Fast scenario-based selection

Global SaaS with active multi-region writes

Often CockroachDB

A good fit when locality policies, region-failure survivability, and predictable geo-failover are critical.

Growth from MySQL toward distributed SQL without fully rewriting the solution

Often TiDB

Useful when MySQL compatibility, incremental migration, and OLTP+HTAP in one platform are priorities.

High-load transactional services in Yandex Cloud ecosystem

Often YDB

A common fit when managed/native YDB integration and auto-sharding are key requirements.

Standard regional OLTP without hard scale-out pressure

Often not NewSQL

If PostgreSQL/MySQL already meets workload and SLA, distributed SQL can add unnecessary complexity.

Recommendations

Start with a key design document: partition key, transaction boundaries, and expected hot keys.

Measure p95/p99 latency under node/AZ failures and network partitions, not only steady-state throughput.

Separate local and cross-region transaction paths explicitly to control latency and cost.

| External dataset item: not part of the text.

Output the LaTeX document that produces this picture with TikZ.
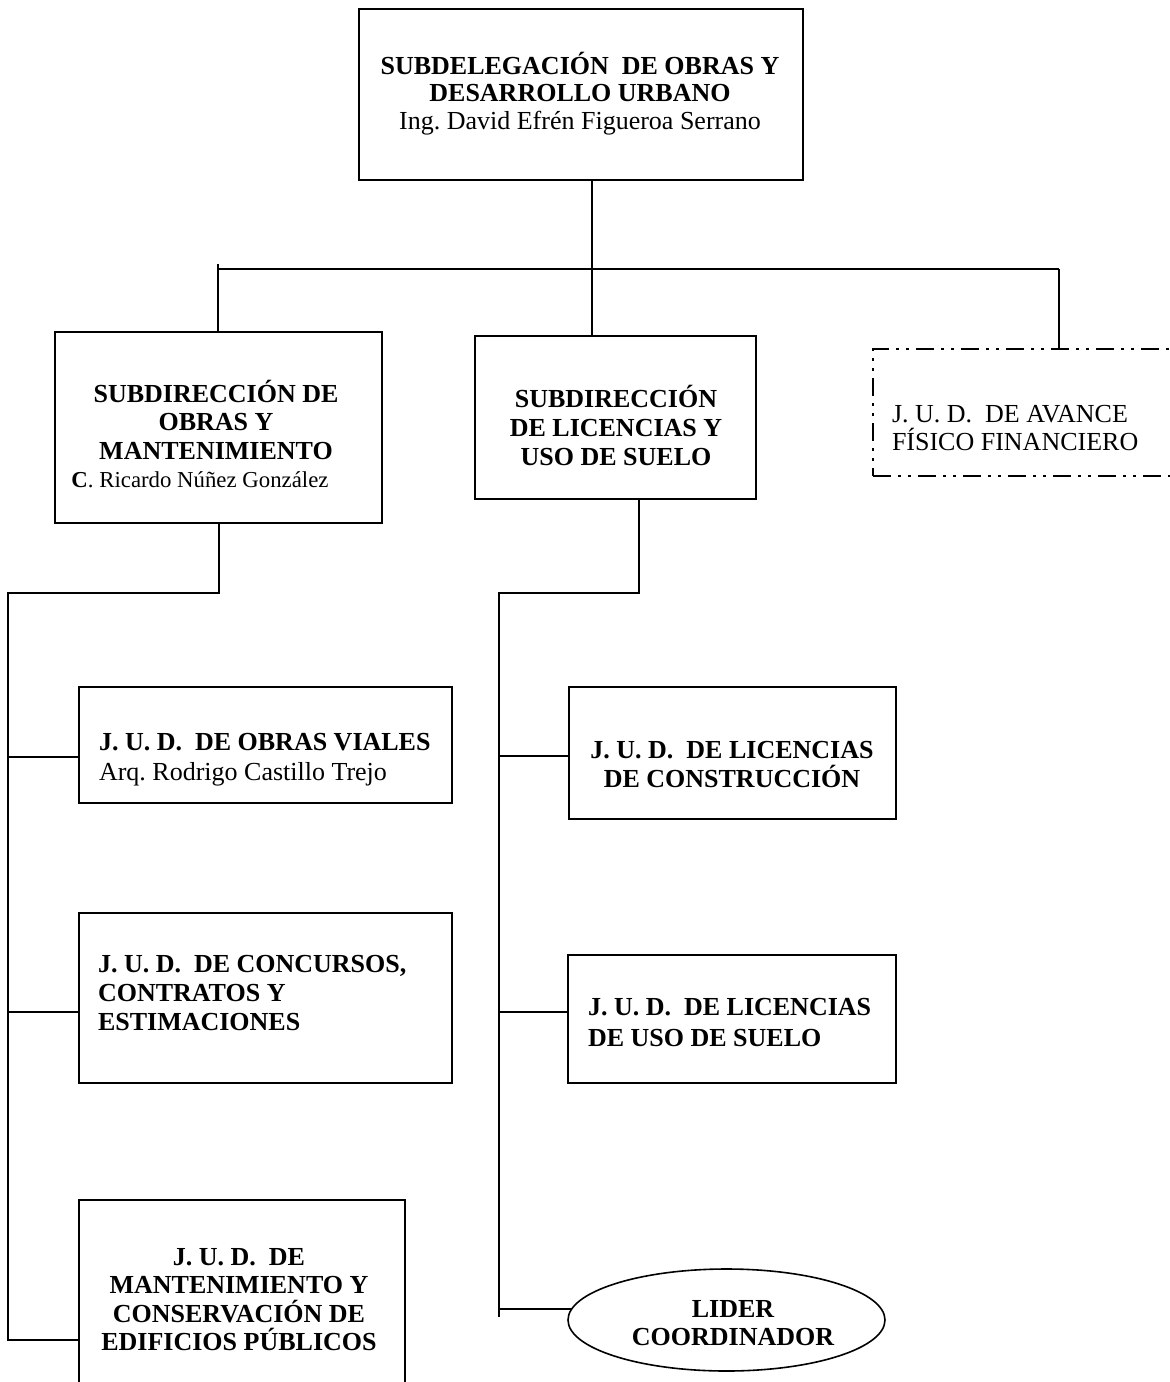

Build observability around shard/range/tablet behavior: skew, rebalance, retries, and lock contention.

Common mistakes

Treating NewSQL as a silver bullet and migrating schemas without redesigning key strategy.

Ignoring transaction boundaries and allowing frequent cross-shard or cross-region writes.

Comparing engines only with synthetic benchmarks, without failure and rebalance behavior.

Choosing distributed SQL when single-node OLTP already satisfies workload and SLA.